[start]

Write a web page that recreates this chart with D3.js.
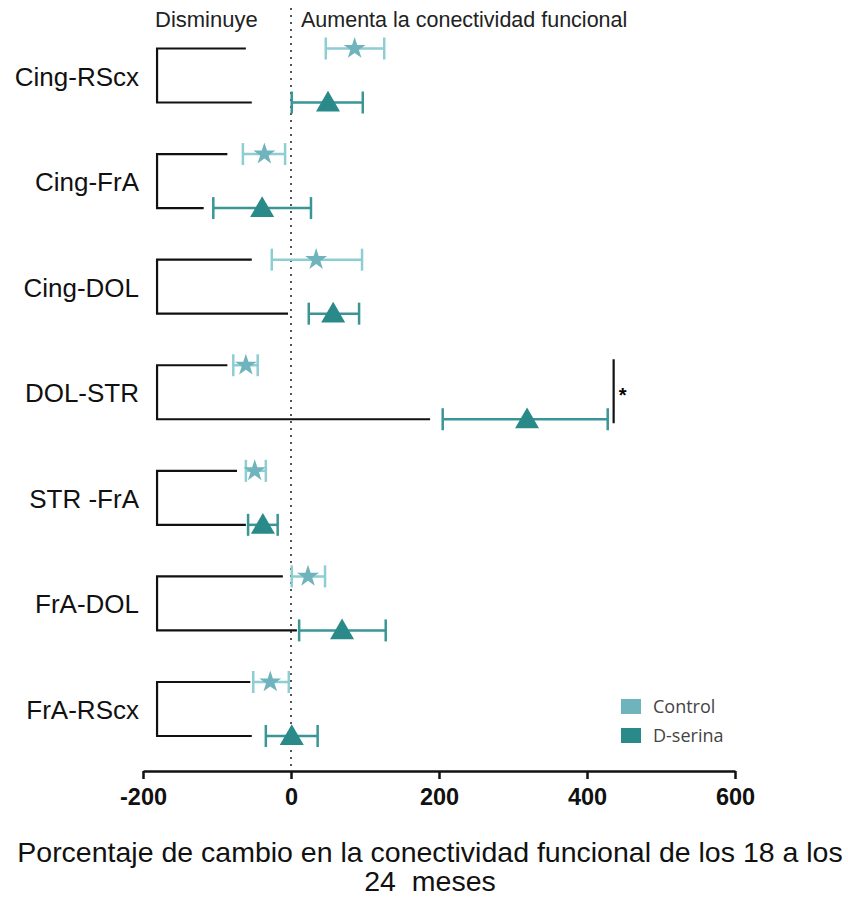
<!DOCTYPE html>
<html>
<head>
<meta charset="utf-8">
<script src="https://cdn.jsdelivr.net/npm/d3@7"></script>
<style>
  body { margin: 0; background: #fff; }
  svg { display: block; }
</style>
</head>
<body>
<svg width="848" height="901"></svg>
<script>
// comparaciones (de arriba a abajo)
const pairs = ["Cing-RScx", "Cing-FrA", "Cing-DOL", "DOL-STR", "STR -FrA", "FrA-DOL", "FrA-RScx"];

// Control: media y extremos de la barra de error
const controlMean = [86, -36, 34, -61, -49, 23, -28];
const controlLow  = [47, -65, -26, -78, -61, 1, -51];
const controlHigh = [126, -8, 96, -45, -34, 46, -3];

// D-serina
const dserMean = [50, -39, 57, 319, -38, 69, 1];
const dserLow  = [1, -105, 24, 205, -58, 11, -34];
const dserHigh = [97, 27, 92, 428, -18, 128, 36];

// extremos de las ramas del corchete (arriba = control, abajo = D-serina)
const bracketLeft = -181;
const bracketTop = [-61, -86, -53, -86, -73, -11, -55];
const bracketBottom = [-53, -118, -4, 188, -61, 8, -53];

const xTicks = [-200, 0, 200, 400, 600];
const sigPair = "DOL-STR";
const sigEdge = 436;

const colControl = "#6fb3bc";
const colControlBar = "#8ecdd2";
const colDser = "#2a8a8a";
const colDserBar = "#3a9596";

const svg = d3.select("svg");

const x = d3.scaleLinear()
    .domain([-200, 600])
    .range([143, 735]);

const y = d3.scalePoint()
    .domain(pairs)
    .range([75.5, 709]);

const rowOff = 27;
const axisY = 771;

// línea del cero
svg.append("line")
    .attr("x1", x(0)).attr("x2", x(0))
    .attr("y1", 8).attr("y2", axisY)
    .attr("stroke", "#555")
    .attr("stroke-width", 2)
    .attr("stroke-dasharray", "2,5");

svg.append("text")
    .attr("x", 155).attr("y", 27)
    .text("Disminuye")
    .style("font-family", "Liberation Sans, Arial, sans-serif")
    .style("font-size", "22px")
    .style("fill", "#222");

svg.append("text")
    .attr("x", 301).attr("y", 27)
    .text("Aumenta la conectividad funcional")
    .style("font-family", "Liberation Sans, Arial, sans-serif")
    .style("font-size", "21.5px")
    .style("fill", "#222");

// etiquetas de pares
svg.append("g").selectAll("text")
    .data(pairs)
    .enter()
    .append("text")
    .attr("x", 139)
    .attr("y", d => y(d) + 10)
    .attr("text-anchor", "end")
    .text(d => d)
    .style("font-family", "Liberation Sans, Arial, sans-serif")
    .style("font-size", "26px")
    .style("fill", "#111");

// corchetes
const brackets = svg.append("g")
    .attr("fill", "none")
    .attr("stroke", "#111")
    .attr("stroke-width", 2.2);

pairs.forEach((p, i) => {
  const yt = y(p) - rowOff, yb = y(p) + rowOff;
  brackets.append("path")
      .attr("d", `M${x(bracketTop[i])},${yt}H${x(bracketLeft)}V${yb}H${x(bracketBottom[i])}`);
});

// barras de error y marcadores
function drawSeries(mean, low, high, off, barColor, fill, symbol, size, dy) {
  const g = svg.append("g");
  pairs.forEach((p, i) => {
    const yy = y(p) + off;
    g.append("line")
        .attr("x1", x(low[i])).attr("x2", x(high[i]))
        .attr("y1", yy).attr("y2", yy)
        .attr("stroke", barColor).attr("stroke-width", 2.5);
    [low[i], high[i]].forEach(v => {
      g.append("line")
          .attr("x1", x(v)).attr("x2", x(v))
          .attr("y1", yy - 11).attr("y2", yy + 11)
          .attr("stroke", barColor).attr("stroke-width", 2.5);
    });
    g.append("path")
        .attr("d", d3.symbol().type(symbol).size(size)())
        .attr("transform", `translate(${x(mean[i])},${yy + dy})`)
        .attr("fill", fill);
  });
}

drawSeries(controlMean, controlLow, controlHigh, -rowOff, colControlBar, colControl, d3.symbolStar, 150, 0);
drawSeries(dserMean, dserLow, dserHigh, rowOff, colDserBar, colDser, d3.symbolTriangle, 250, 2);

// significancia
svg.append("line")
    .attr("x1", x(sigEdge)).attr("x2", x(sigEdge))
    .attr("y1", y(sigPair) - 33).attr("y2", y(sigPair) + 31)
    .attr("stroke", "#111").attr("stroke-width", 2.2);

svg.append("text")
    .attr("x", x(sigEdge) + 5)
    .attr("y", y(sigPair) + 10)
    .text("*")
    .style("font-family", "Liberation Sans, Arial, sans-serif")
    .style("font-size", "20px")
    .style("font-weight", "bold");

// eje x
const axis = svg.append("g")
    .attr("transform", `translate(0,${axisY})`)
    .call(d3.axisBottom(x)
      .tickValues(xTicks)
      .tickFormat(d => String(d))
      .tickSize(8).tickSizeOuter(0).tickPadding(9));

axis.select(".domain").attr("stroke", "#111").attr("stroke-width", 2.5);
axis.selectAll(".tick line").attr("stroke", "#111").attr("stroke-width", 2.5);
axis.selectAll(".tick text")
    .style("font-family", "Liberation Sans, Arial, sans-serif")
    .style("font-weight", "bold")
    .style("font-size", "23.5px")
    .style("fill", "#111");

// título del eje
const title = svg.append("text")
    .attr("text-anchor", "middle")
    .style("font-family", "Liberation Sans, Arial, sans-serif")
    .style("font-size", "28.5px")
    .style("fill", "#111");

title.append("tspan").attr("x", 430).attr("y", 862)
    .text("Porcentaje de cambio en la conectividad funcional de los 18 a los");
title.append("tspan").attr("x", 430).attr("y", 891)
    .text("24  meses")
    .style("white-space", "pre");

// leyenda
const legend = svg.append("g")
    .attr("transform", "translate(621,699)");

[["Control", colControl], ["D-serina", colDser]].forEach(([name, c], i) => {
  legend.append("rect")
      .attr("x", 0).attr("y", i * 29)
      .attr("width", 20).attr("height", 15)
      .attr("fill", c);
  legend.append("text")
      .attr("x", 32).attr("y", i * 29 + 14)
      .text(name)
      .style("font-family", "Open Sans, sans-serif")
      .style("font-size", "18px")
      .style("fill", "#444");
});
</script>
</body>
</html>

[end]

**What is asked**
Restate exactly, please, only the lines between the start of the data and the line containing "const controlHigh = [126, -8, 96, -45, -34, 46, -3];", both ends included, skipping the pictures.

**Response to this exercise**
Write a web page that recreates this chart with D3.js.
<!DOCTYPE html>
<html>
<head>
<meta charset="utf-8">
<script src="https://cdn.jsdelivr.net/npm/d3@7"></script>
<style>
  body { margin: 0; background: #fff; }
  svg { display: block; }
</style>
</head>
<body>
<svg width="848" height="901"></svg>
<script>
// comparaciones (de arriba a abajo)
const pairs = ["Cing-RScx", "Cing-FrA", "Cing-DOL", "DOL-STR", "STR -FrA", "FrA-DOL", "FrA-RScx"];

// Control: media y extremos de la barra de error
const controlMean = [86, -36, 34, -61, -49, 23, -28];
const controlLow  = [47, -65, -26, -78, -61, 1, -51];
const controlHigh = [126, -8, 96, -45, -34, 46, -3];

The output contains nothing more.